The point is not that the situation of human rights defenders in Tunisia--where there is a narrow margin for operation--is equivalent to that in Syria--where persons who have identified themselves as human rights activists continue to serve long prison terms under horrific conditions. But the situation in Tunisia is without question bad enough to keep MEDA from having much operational impact in that country, and to provoke the rather devastating assessment of the MEDA evaluators. More to the point, human rights practices in Tunisia generally, and the situation of defenders in particular, remains as bad if not worse than when the Barcelona process was initiated, and several years of an operational Association Agreement has not produced any discernible improvement.
We find a similar deterioration of conditions in Egypt. During a period of active negotiations over a draft Association Agreement, the government has become increasingly aggressive in its efforts to control and discredit organizations dedicated to monitoring and defending human rights. This period has witnessed raids on the offices of the Arab Program for Human Rights Activists; the arrest and detention of the head of the Egyptian Organization for Human Rights (EOHR: the case against Hafiz Abu Sa'ada has yet to be formally closed); the arrest, detention, and forthcoming trial (at this writing scheduled for November 18, just a few days after the Marseilles summit) of Saad Eddin Ibrahim and his associates in the Ibn Khaldun Center; and promulgation (in May 1999) of a new Law on Civil Associations and Institutions (Law 153/99) that mandates unwarranted restrictions on the activities of non-governmental organizations, including human rights groups, and authorizes a high degree of government interference in their internal affairs. When that law was overturned by the Supreme Constitutional Court, apparently on procedural grounds, the EOHR was informed that its application to register under the existing law had been deferred "upon a request from security officials."
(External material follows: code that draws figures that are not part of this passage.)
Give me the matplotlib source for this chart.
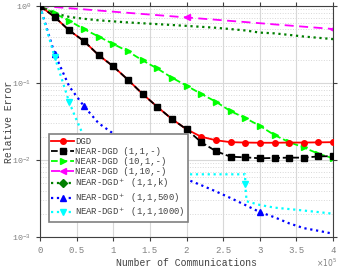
import numpy as np
import matplotlib.pyplot as plt
from matplotlib.ticker import LogLocator, NullFormatter, FuncFormatter

plt.rcParams['font.family'] = ['Liberation Mono', 'DejaVu Sans Mono']
plt.rcParams['mathtext.fontset'] = 'dejavusans'

# communications (x 1e5)
x = [0, 0.2, 0.4, 0.6, 0.8, 1.0, 1.2, 1.4, 1.6, 1.8, 2.0,
     2.2, 2.4, 2.6, 2.8, 3.0, 3.2, 3.4, 3.6, 3.8, 4.0]

dgd = [1, 0.72, 0.48, 0.35, 0.23, 0.164, 0.11, 0.072, 0.049, 0.034, 0.025,
       0.020, 0.018, 0.017, 0.0168, 0.0167, 0.0167, 0.0168, 0.0168, 0.0169, 0.017]
near_111 = [1, 0.72, 0.48, 0.35, 0.23, 0.164, 0.11, 0.072, 0.049, 0.034, 0.025,
            0.017, 0.013, 0.011, 0.0108, 0.0105, 0.0106, 0.0107, 0.0107, 0.0111, 0.0112]
near_1011 = [1, 0.8, 0.64, 0.5, 0.40, 0.32, 0.257, 0.196, 0.154, 0.117, 0.092,
             0.072, 0.057, 0.043, 0.035, 0.0277, 0.021, 0.017, 0.0145, 0.012, 0.0105]
near_1110 = [1, 0.966, 0.933, 0.902, 0.871, 0.841, 0.813, 0.785, 0.759, 0.733, 0.708,
             0.684, 0.661, 0.638, 0.617, 0.596, 0.575, 0.556, 0.537, 0.519, 0.501]
plus_k = [1, 0.8, 0.72, 0.68, 0.65, 0.63, 0.61, 0.595, 0.58, 0.565, 0.55,
          0.535, 0.52, 0.50, 0.48, 0.45, 0.44, 0.42, 0.40, 0.385, 0.37]
plus_500 = [1, 0.24, 0.09, 0.05, 0.03, 0.022, 0.017, 0.013, 0.0095, 0.0072, 0.0056,
            0.0047, 0.0039, 0.0032, 0.0026, 0.0021, 0.0018, 0.0015, 0.0013, 0.0012, 0.0011]

x_1000 = [0, 0.2, 0.4, 0.5, 0.6, 0.8, 1.0, 1.2, 1.6, 2.0, 2.4, 2.8, 2.8, 2.82,
          3.0, 3.2, 3.4, 3.6, 3.8, 4.0]
plus_1000 = [1, 0.22, 0.056, 0.033, 0.02, 0.011, 0.0078, 0.0068, 0.0066, 0.0065, 0.0065,
             0.0065, 0.0048, 0.0029, 0.0026, 0.0024, 0.0023, 0.0022, 0.0021, 0.0020]

fig = plt.figure(figsize=(3.41, 2.68), dpi=100)
ax = fig.add_axes([0.117, 0.116, 0.86, 0.862])

ms = 4
lw = 1.3
ax.plot(x, near_111, '--s', color='black', lw=lw, ms=ms, label='NEAR-DGD (1,1,-)', zorder=3)
ax.plot(x, dgd, '-o', color='red', lw=lw, ms=ms, label='DGD', zorder=2.9)
ax.plot(x, near_1011, '-->', color='#00ff00', lw=lw, ms=ms + 1, label='NEAR-DGD (10,1,-)')
ax.plot(x, near_1110, '--<', color='magenta', lw=lw, ms=ms + 1, markevery=10,
        dashes=(5, 3), label='NEAR-DGD (1,10,-)')
ax.plot(x, plus_k, ':D', color='#007f00', lw=1.6, ms=ms, markevery=[0],
        label='NEAR-DGD$^+$ (1,1,k)')
ax.plot(x, plus_500, ':^', color='blue', lw=1.6, ms=ms + 1, markevery=[0, 1, 3, 15],
        label='NEAR-DGD$^+$ (1,1,500)')
ax.plot(x_1000, plus_1000, ':v', color='cyan', lw=1.6, ms=ms + 1, markevery=[0, 1, 2, 12],
        label='NEAR-DGD$^+$ (1,1,1000)')

ax.set_yscale('log')
ax.set_xlim(0, 4)
ax.set_ylim(1e-3, 1)
ax.set_xticks(np.arange(0, 4.01, 0.5))
ax.xaxis.set_major_formatter(FuncFormatter(lambda v, p: '%g' % v))
ax.yaxis.set_minor_locator(LogLocator(base=10, subs=np.arange(2, 10)))
ax.yaxis.set_minor_formatter(NullFormatter())
ax.text(1.015, -0.113, r'$\times10^5$', transform=ax.transAxes, ha='right', va='center',
        fontsize=5.5, color='#808080')

ax.grid(True, which='major', color='#d8d8d8', lw=0.8)
ax.grid(True, which='minor', axis='y', color='#d8d8d8', ls=':', lw=0.7)
ax.tick_params(which='both', direction='out', top=True, right=True,
               labelsize=6.5, labelcolor='#808080', color='#404040', length=3)
ax.tick_params(axis='y', labelsize=6)
ax.tick_params(which='minor', length=0)
for s in ax.spines.values():
    s.set_color('#404040')

ax.set_xlabel('Number of Communications', fontsize=7, color='#404040', labelpad=2)
ax.set_ylabel('Relative Error', fontsize=7, color='#404040')
ax.yaxis.set_label_coords(-0.088, 0.5)

handles, labels = ax.get_legend_handles_labels()
order = [1, 0, 2, 3, 4, 5, 6]
leg = ax.legend([handles[i] for i in order], [labels[i] for i in order],
                loc='lower left', bbox_to_anchor=(0.015, 0.045), fontsize=6.4,
                handlelength=2.5, labelspacing=0.1, borderpad=0.3,
                handletextpad=0.2, fancybox=False, framealpha=1,
                labelcolor='#404040')
leg.get_frame().set_edgecolor('#808080')
leg.get_frame().set_linewidth(1.2)

fig.savefig('out.png', dpi=100)
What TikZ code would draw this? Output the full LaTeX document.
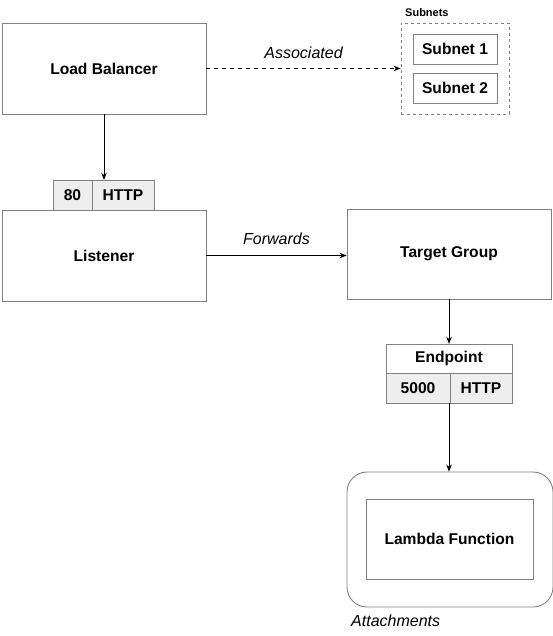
\documentclass[tikz,border=0pt]{standalone}
\usepackage{fontspec}
\setmainfont{Liberation Sans}
\usetikzlibrary{arrows.meta}
\definecolor{edge}{HTML}{808080}
\definecolor{cellfill}{HTML}{EEEEEE}
\tikzset{
  box/.style={draw=edge, line width=0.9pt, fill=white, inner sep=0pt, font=\fontsize{15.6}{18}\selectfont\bfseries},
  cell/.style={box, fill=cellfill},
  conn/.style={line width=0.9pt, -{Stealth[length=7pt,width=5.5pt]}},
  lbl/.style={font=\fontsize{16}{19}\selectfont\itshape},
}
\begin{document}
\begin{tikzpicture}[x=1pt,y=-1pt]
\useasboundingbox (0,0) rectangle (553,636);
% Load balancer
\node[box, minimum width=204pt, minimum height=91pt] (lb) at (104,68.5) {Load Balancer};
% Subnets group
\node[draw=edge, dashed, dash pattern=on 3pt off 3pt, line width=0.8pt, minimum width=108pt, minimum height=91pt, inner sep=0pt] (subnets) at (455,68.5) {};
\node[font=\fontsize{11}{13}\selectfont\bfseries, anchor=south west, inner sep=0pt] (subnetslbl) at (405,17) {Subnets};
\node[box, minimum width=84pt, minimum height=30pt] (s1) at (455,49) {Subnet 1};
\node[box, minimum width=84pt, minimum height=30pt] (s2) at (455,88) {Subnet 2};
% Listener with port header
\node[cell, minimum width=39pt, minimum height=30pt] (p80) at (72.5,195) {80};
\node[cell, minimum width=62pt, minimum height=30pt] (phttp) at (123,195) {HTTP};
\node[minimum width=101pt, minimum height=30pt, inner sep=0pt] (port) at (104,195) {};
\node[box, minimum width=204pt, minimum height=91pt] (lis) at (104,255.5) {Listener};
% Target group
\node[box, minimum width=204pt, minimum height=90pt] (tg) at (449,254) {Target Group};
% Endpoint
\node[box, minimum width=126pt, minimum height=29pt] (ep) at (449,358.5) {Endpoint};
\node[cell, minimum width=64pt, minimum height=30pt] (ep5000) at (418,388) {5000};
\node[cell, minimum width=62pt, minimum height=30pt] (ephttp) at (481,388) {HTTP};
\node[minimum width=126pt, minimum height=59pt, inner sep=0pt] (endpoint) at (449,373.5) {};
% Attachments
\node[draw=edge, line width=0.9pt, rounded corners=20pt, minimum width=206pt, minimum height=135pt, inner sep=0pt] (att) at (450,539.5) {};
\node[box, minimum width=167pt, minimum height=80pt] (lam) at (449.5,539) {Lambda Function};
\node[lbl, anchor=west, inner sep=0pt] (attlbl) at (351,621) {Attachments};
% Connectors
\draw[conn, dashed, dash pattern=on 4pt off 4pt] (lb.east) -- (subnets.west) node[lbl, midway, above=6pt] (assoc) {Associated};
\draw[conn] (lb.south) -- (port.north);
\draw[conn] (lis.east) -- (lis.east -| tg.west) node[lbl, midway, above=7pt] (fwd) {Forwards};
\draw[conn] (tg.south) -- (endpoint.north);
\draw[conn] (endpoint.south) -- (endpoint.south |- att.north);
\end{tikzpicture}
\end{document}
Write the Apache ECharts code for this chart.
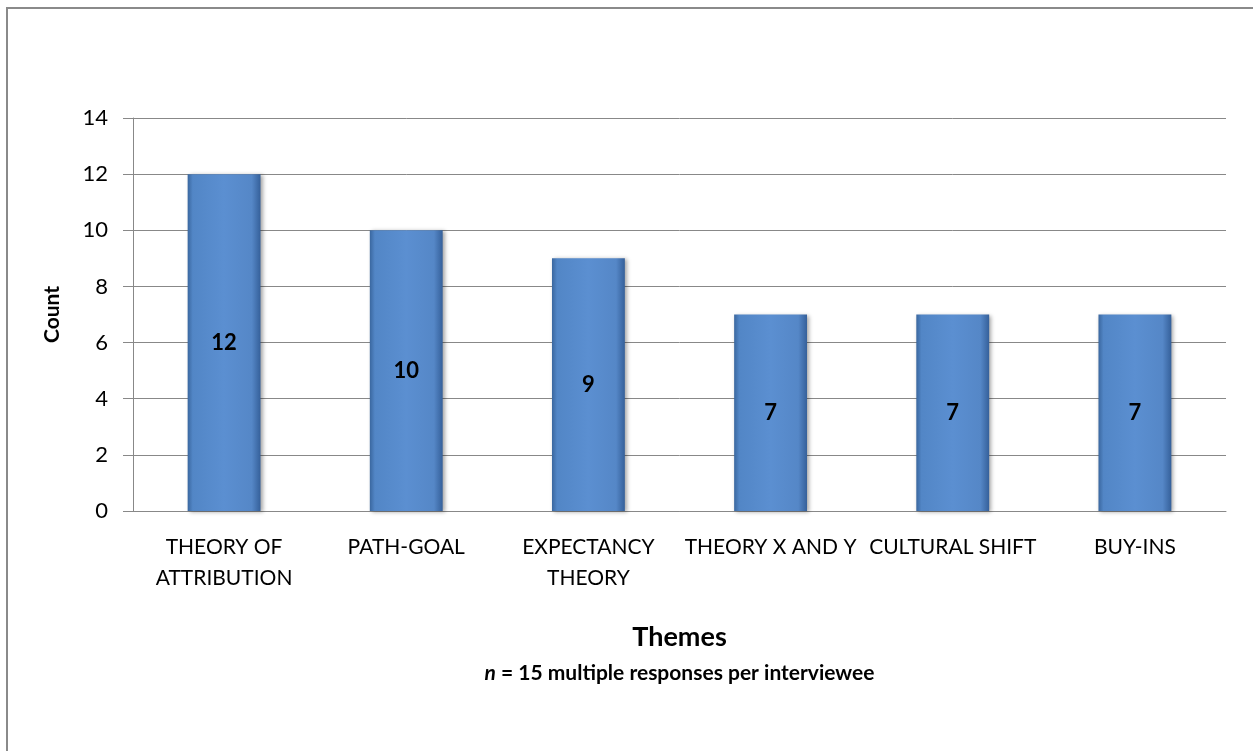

The situation in other Euro-Mediterranean partner countries also testifies to a serious gap between pronouncement and practice regarding human rights defenders, as indicated by these recent developments in the region:
The serious and persistent government or government-sanctioned attacks on human rights defenders and interference in their work throughout the region constitutes a serious challenge to the Euro-Mediterranean project as it moves into its second five-year phase. The challenge is both to the governments that commit these abuses and to the governments that allow them to pass without consequence. European governments have invested a much greater effort into combating migration and denying asylum protection, for instance, than to addressing the human rights abuses that contribute to the outflow of migrants and asylum seekers.